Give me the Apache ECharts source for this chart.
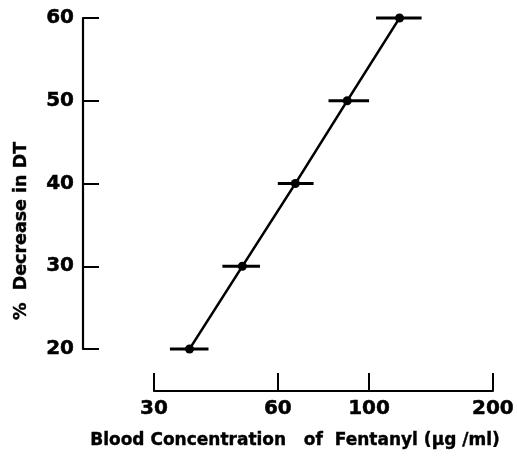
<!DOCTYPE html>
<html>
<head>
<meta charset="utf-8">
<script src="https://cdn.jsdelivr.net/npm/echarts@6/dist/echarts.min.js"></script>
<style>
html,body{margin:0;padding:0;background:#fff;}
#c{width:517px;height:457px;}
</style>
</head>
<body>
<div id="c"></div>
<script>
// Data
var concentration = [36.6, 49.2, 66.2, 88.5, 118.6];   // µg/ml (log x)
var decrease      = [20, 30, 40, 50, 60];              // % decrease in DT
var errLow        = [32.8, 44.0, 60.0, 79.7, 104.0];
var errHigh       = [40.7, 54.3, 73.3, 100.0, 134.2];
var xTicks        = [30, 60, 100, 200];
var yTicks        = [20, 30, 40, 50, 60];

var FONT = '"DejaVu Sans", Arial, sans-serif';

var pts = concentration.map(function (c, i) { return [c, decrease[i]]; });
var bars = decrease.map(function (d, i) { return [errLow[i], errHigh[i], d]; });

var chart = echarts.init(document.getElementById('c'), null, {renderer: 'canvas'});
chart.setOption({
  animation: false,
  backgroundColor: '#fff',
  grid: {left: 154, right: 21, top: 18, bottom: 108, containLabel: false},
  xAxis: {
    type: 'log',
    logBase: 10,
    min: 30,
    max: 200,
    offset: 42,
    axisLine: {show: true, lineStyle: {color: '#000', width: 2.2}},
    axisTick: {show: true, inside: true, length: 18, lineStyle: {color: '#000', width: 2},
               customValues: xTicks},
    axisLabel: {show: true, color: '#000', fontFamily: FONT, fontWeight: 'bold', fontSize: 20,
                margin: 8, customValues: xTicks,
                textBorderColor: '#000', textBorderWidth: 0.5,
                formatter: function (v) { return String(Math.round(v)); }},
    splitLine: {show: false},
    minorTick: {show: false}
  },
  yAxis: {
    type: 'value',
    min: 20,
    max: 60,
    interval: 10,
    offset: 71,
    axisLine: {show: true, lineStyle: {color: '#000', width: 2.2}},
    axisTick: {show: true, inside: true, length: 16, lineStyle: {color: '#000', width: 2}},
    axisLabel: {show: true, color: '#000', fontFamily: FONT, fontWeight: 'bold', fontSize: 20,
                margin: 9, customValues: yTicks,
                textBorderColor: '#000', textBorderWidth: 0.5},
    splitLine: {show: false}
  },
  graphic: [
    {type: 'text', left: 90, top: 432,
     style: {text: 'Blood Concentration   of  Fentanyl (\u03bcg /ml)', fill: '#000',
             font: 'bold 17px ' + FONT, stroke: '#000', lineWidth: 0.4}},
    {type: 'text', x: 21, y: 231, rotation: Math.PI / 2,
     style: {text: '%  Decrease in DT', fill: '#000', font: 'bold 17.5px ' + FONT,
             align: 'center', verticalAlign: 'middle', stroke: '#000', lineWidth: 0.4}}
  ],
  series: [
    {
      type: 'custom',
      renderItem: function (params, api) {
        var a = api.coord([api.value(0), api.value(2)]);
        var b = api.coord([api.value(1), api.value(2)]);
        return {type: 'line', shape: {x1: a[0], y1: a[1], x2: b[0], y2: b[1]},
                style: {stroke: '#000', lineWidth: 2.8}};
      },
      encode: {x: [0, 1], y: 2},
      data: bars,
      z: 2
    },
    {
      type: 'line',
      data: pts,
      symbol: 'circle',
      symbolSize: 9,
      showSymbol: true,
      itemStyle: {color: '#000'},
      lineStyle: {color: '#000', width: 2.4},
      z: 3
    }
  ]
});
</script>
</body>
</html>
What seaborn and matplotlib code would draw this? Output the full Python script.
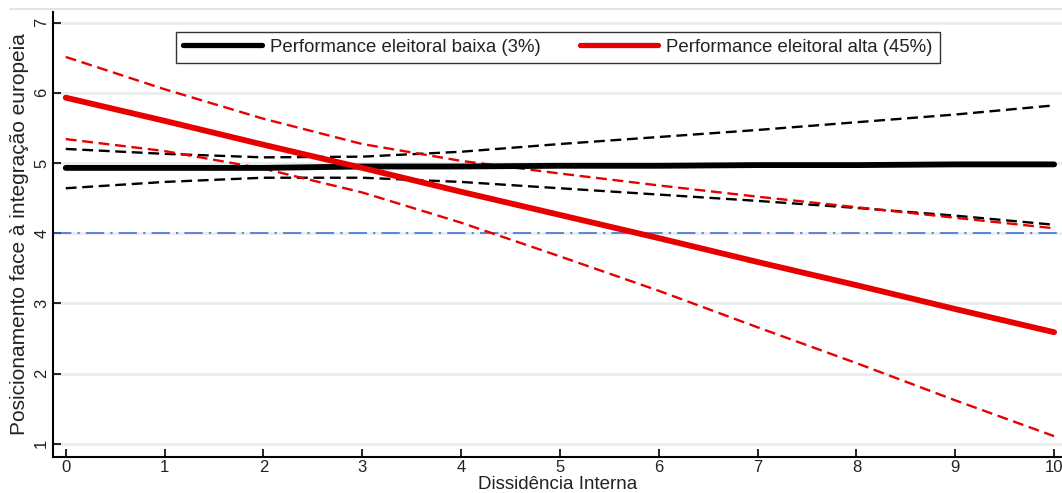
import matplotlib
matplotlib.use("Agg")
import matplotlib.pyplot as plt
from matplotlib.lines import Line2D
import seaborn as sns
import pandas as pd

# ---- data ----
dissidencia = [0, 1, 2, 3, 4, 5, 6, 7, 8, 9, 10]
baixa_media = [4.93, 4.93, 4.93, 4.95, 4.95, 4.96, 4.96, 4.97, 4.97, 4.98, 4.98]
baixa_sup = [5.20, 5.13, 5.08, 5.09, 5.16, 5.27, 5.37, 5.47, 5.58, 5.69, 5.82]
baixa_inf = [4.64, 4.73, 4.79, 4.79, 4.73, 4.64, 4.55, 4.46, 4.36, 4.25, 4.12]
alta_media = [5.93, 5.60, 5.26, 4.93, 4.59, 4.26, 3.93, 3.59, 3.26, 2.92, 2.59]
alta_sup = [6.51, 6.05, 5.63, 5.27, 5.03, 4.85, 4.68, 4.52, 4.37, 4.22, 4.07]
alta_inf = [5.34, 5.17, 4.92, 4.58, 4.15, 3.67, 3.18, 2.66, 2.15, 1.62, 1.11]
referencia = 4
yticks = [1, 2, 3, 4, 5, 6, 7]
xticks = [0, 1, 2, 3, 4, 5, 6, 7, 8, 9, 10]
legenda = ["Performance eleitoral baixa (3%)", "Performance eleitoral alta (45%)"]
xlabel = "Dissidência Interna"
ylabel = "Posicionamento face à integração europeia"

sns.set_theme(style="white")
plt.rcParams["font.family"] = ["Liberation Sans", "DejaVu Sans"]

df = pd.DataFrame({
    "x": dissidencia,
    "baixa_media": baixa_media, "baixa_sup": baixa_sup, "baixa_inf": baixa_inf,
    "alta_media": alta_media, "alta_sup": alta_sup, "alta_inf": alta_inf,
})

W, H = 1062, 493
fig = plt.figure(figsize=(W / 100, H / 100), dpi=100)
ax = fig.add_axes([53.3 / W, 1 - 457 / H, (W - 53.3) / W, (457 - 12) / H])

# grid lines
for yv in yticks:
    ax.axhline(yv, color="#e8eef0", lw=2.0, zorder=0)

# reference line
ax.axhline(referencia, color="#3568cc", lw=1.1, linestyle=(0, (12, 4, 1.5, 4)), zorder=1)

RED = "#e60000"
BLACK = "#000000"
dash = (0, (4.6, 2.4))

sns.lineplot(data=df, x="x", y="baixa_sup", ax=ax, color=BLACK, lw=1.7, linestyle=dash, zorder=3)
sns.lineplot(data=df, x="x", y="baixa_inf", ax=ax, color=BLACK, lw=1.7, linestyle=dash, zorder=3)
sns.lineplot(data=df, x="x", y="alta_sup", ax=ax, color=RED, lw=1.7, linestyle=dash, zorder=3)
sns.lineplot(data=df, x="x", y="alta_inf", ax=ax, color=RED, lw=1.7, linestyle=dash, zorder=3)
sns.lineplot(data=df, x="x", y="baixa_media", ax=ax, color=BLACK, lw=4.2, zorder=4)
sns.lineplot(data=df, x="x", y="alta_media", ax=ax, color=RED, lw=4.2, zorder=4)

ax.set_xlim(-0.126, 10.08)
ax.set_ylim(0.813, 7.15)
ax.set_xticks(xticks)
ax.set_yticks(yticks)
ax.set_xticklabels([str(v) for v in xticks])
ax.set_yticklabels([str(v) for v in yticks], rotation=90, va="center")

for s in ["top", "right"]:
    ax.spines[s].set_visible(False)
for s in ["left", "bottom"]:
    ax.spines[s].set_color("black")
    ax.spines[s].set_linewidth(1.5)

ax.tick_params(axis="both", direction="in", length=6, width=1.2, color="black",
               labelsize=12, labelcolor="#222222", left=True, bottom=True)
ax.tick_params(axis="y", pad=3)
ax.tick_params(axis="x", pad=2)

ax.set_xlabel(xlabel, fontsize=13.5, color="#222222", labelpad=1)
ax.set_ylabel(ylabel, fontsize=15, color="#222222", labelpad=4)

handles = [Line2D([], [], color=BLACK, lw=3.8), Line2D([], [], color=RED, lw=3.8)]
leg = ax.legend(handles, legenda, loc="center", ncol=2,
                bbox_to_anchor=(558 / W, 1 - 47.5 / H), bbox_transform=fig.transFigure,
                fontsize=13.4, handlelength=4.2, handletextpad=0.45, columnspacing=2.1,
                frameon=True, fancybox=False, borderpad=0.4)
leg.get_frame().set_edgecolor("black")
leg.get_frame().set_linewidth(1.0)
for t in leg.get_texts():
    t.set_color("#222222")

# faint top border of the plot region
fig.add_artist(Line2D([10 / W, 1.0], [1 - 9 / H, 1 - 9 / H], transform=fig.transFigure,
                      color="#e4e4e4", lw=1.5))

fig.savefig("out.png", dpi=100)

* * *

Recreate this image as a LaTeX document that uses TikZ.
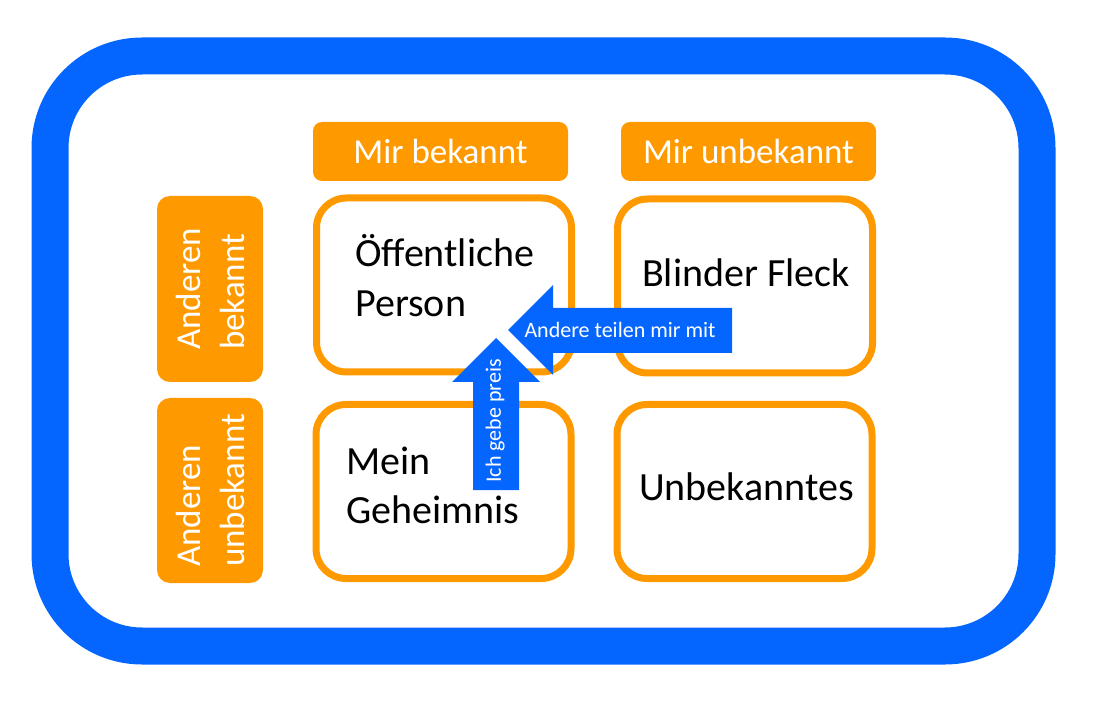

==

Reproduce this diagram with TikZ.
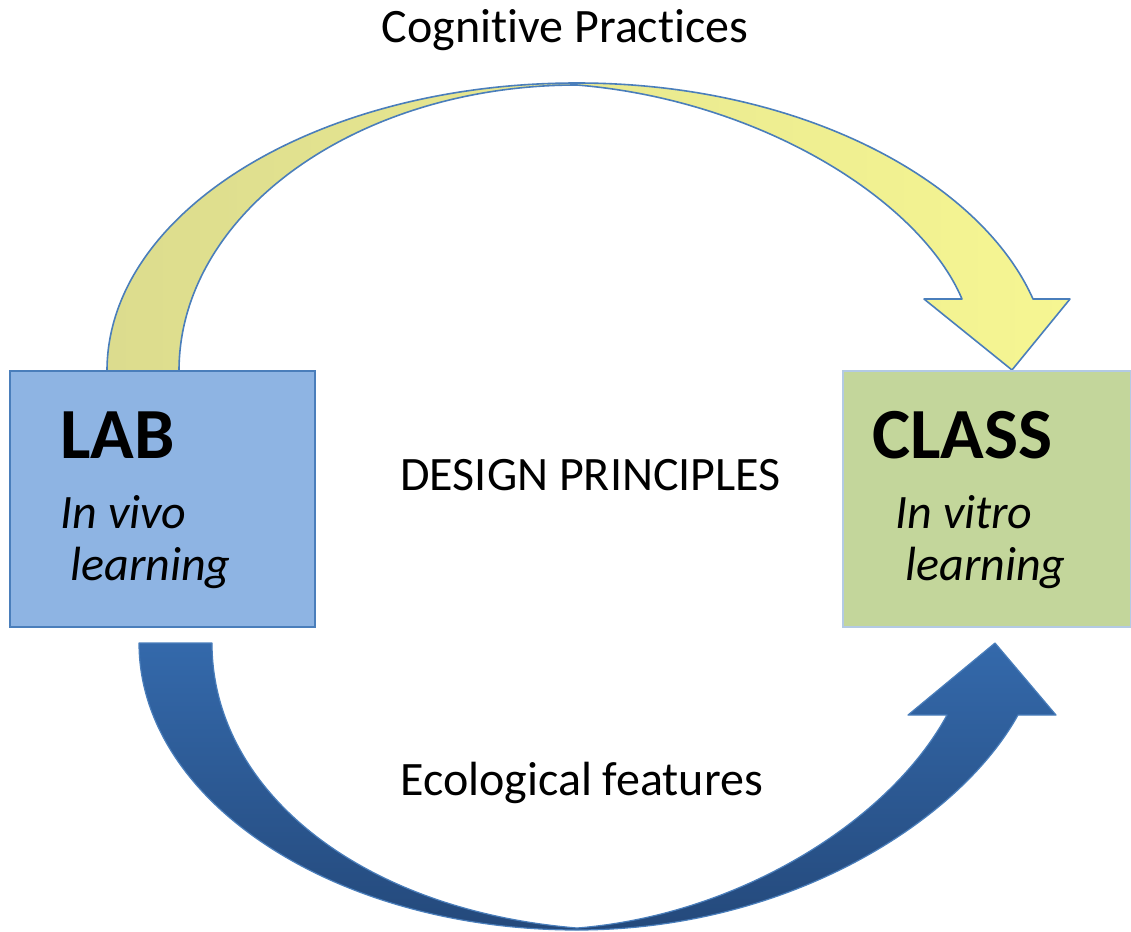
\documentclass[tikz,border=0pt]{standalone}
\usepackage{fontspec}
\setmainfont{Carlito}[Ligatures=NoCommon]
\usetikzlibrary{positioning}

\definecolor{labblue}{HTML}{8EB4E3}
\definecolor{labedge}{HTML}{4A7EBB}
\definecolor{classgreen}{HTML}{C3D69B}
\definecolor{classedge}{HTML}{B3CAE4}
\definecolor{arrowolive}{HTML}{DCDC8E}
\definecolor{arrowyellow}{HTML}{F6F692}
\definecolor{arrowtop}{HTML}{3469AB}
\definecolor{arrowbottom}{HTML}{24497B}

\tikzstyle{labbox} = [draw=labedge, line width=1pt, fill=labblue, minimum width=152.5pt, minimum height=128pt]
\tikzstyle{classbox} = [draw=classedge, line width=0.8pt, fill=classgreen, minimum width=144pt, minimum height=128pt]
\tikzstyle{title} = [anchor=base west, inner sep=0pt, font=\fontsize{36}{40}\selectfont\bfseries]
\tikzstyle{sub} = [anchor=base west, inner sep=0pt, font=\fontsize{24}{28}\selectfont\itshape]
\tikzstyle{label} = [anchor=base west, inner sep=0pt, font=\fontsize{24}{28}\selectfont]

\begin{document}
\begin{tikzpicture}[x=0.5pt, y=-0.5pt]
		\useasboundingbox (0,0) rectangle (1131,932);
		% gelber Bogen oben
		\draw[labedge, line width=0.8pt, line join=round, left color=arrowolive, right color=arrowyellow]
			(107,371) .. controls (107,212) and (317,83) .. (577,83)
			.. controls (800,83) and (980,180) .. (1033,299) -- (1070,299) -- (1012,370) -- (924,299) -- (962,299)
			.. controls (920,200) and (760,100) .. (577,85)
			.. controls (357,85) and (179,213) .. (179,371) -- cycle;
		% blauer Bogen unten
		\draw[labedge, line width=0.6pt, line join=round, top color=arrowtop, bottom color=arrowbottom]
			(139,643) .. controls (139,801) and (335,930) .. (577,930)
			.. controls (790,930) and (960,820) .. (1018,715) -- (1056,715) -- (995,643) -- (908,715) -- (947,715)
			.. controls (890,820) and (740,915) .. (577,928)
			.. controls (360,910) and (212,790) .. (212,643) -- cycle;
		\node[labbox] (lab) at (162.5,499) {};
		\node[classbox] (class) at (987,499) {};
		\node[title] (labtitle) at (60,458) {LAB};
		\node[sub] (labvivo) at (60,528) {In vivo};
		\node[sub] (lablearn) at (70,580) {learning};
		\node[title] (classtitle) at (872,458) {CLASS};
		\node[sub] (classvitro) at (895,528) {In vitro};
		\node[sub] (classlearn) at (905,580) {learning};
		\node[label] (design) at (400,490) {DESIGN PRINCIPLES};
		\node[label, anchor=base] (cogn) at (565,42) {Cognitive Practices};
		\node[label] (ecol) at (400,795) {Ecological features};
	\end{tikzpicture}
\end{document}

WHAT YOU SHOULD DO:
Your first line is the one with "What seaborn and", and your last is the one with "import pandas as pd". Copy those and every line between them exactly, without any pictures.

RESPONSE TO THE EXERCISE:
What seaborn and matplotlib code would draw this? Output the full Python script.
import matplotlib
matplotlib.use("Agg")
import matplotlib.pyplot as plt
from matplotlib.lines import Line2D
import seaborn as sns
import pandas as pd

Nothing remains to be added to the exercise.